Jürgen Klauke
Oblick. Äestetische paranoïa
Dans le monde de l’art contemporain, Jürgen Klauke tient une place à part. Avant-gardiste ayant très tôt placé son propre corps au cœur de son travail photographique et vidéo, il poursuit depuis Cologne une œuvre sortant tout droit de son studio. Adepte du grand format et de l’autoportrait, il n’a de cesse depuis les années 1970 de questionner le genre, la sexualité, de jouer des codes de la communication afin de développer une recherche esthétique radicale faite d’images provocantes gorgées de références et de symboliques. À l’instar de Cindy Sherman ou de Bruce Nauman, ses représentations de troubles individuels se doublent d’une dénonciation des mécanismes sociétaux les provoquant.
Avec ses photos étirant des solitudes sombres et troublantes, il nous donne, dans la série Äesthetische Paranoïa, tout autant à voir une esthétique de la paranoïa que des perceptions paranoïaques. La filiation avec un surréalisme angoissant et halluciné, dont il partage un goût immodéré pour le noir et blanc, attire autant qu’elle effraie.
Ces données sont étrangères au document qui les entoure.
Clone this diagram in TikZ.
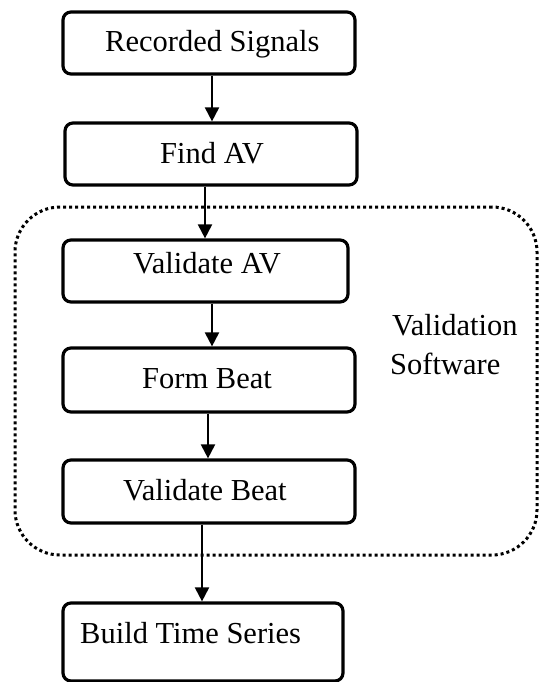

Jürgen Klauke ne fait aucun compromis, se joue des modes comme des courants en esthète entêté creusant chacun des thèmes qui le meuvent, jusqu’à en assécher la sève créatrice.
S’il se met en scène constamment, aucune de ses photographies ne constitue un réel portrait de l’artiste qui, sans cesse, nous échappe. Il n’est qu’un modèle, propre à jouer le rôle dévolu qu’il s’assigne: représenter la complexité et les failles de ses contemporains, grossir jusqu’au grotesque une société pourvoyeuse de troubles, esquisser les déviances refoulées et la vacuité de l’existence grâce à la multiplication d’images se répondant en série.
Tel un peintre du quotidien, il offre — en un miroir déformé de celui qui le contemple — un portrait désespéré mais non moins ironique, porté aux nues par un savoir-faire précis et subtile.
Dans ses œuvres, rien n’est jamais laissé au hasard, il maîtrise tout, tel un Deus ex machina omniscient, révélateur de l’état de l’homme. Avec la série Wackelkontakt, réalisée elle aussi entre 2003 et 2006, se dévoilent des préoccupations sur le lien homme-machine. Contempteur avisé de la mutation technologique à l’œuvre, il saisit, dans une esthétique à la plasticité fascinante, non seulement son foisonnement panique mais aussi la dimension envahissante et incontrôlable en dévoilant de futures hybridations que ne renieraient pas le mouvement cyberpunk.
L’exposition est présentée dans le cadre du festival Oblick — dialogues de la photographie contemporaine.